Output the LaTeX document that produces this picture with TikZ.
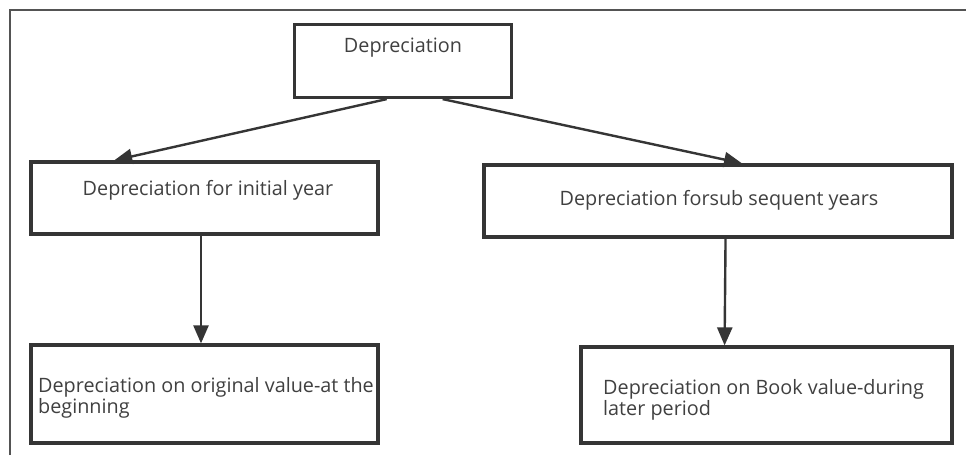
\documentclass[tikz,border=0pt]{standalone}
\usepackage{fontspec}
\setmainfont{Open Sans}
\usetikzlibrary{arrows.meta,calc}
\definecolor{linec}{HTML}{353535}
\definecolor{textc}{HTML}{404040}
\begin{document}
\begin{tikzpicture}[x=1pt,y=-1pt,
  box/.style={draw=linec,line width=3.2pt,rectangle,inner sep=0pt},
  txt/.style={text=textc,inner sep=0pt,font=\fontsize{19.8}{21}\selectfont},
  arr/.style={draw=linec,line width=2.4pt,-{Triangle[length=18pt,width=15pt]}},
  frame/.style={draw=linec!85,line width=1.6pt}]
\useasboundingbox (0,0) rectangle (966,455);
\fill[white] (0,0) rectangle (966,455);
\coordinate (fa) at (10,455);
\coordinate (fb) at (10,10);
\coordinate (fc) at (966,10);
\draw[frame] (fa) -- (fb) -- (fc);
% boxes
\node[box,minimum width=217pt,minimum height=73pt] (top) at (403,61) {};
\node[txt] (toptxt) at (403,48) {Depreciation};
\node[box,minimum width=347pt,minimum height=72pt] (lm) at (204.5,198) {};
\node[txt] (lmtxt) at (208,190) {Depreciation for initial year};
\node[box,minimum width=468pt,minimum height=72pt] (rm) at (718,201) {};
\node[txt] (rmtxt) at (719,200) {Depreciation forsub sequent years};
\node[box,minimum width=347pt,minimum height=98pt] (bl) at (204.5,394) {};
\node[txt,anchor=west,align=left] (bltxt) at (38,398) {Depreciation on original value-at the\\beginning};
\node[box,minimum width=371pt,minimum height=96pt] (br) at (766.5,395) {};
\node[txt,anchor=west,align=left] (brtxt) at (603,399.5) {Depreciation on Book value-during\\later period};
% connectors
\draw[arr] ($(top.south west)!0.426!(top.south east)$) -- ($(lm.north west)!0.242!(lm.north east)$);
\draw[arr] ($(top.south west)!0.68!(top.south east)$) -- ($(rm.north west)!0.551!(rm.north east)$);
\draw[arr] ($(lm.south west)!0.49!(lm.south east)$) -- ($(bl.north west)!0.49!(bl.north east)$);
\draw[arr] ($(rm.south west)!0.516!(rm.south east)$) -- ($(br.north west)!0.388!(br.north east)$);
\end{tikzpicture}
\end{document}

▶ Your task
Transcribe the listing above verbatim. Omit the pictures.

▶ The response
Output the LaTeX document that produces this picture with TikZ.
\documentclass[tikz,border=0pt]{standalone}
\usepackage{fontspec}
\setmainfont{Open Sans}
\usetikzlibrary{arrows.meta,calc}
\definecolor{linec}{HTML}{353535}
\definecolor{textc}{HTML}{404040}
\begin{document}
\begin{tikzpicture}[x=1pt,y=-1pt,
  box/.style={draw=linec,line width=3.2pt,rectangle,inner sep=0pt},
  txt/.style={text=textc,inner sep=0pt,font=\fontsize{19.8}{21}\selectfont},
  arr/.style={draw=linec,line width=2.4pt,-{Triangle[length=18pt,width=15pt]}},
  frame/.style={draw=linec!85,line width=1.6pt}]
\useasboundingbox (0,0) rectangle (966,455);
\fill[white] (0,0) rectangle (966,455);
\coordinate (fa) at (10,455);
\coordinate (fb) at (10,10);
\coordinate (fc) at (966,10);
\draw[frame] (fa) -- (fb) -- (fc);
% boxes
\node[box,minimum width=217pt,minimum height=73pt] (top) at (403,61) {};
\node[txt] (toptxt) at (403,48) {Depreciation};
\node[box,minimum width=347pt,minimum height=72pt] (lm) at (204.5,198) {};
\node[txt] (lmtxt) at (208,190) {Depreciation for initial year};
\node[box,minimum width=468pt,minimum height=72pt] (rm) at (718,201) {};
\node[txt] (rmtxt) at (719,200) {Depreciation forsub sequent years};
\node[box,minimum width=347pt,minimum height=98pt] (bl) at (204.5,394) {};
\node[txt,anchor=west,align=left] (bltxt) at (38,398) {Depreciation on original value-at the\\beginning};
\node[box,minimum width=371pt,minimum height=96pt] (br) at (766.5,395) {};
\node[txt,anchor=west,align=left] (brtxt) at (603,399.5) {Depreciation on Book value-during\\later period};
% connectors
\draw[arr] ($(top.south west)!0.426!(top.south east)$) -- ($(lm.north west)!0.242!(lm.north east)$);
\draw[arr] ($(top.south west)!0.68!(top.south east)$) -- ($(rm.north west)!0.551!(rm.north east)$);
\draw[arr] ($(lm.south west)!0.49!(lm.south east)$) -- ($(bl.north west)!0.49!(bl.north east)$);
\draw[arr] ($(rm.south west)!0.516!(rm.south east)$) -- ($(br.north west)!0.388!(br.north east)$);
\end{tikzpicture}
\end{document}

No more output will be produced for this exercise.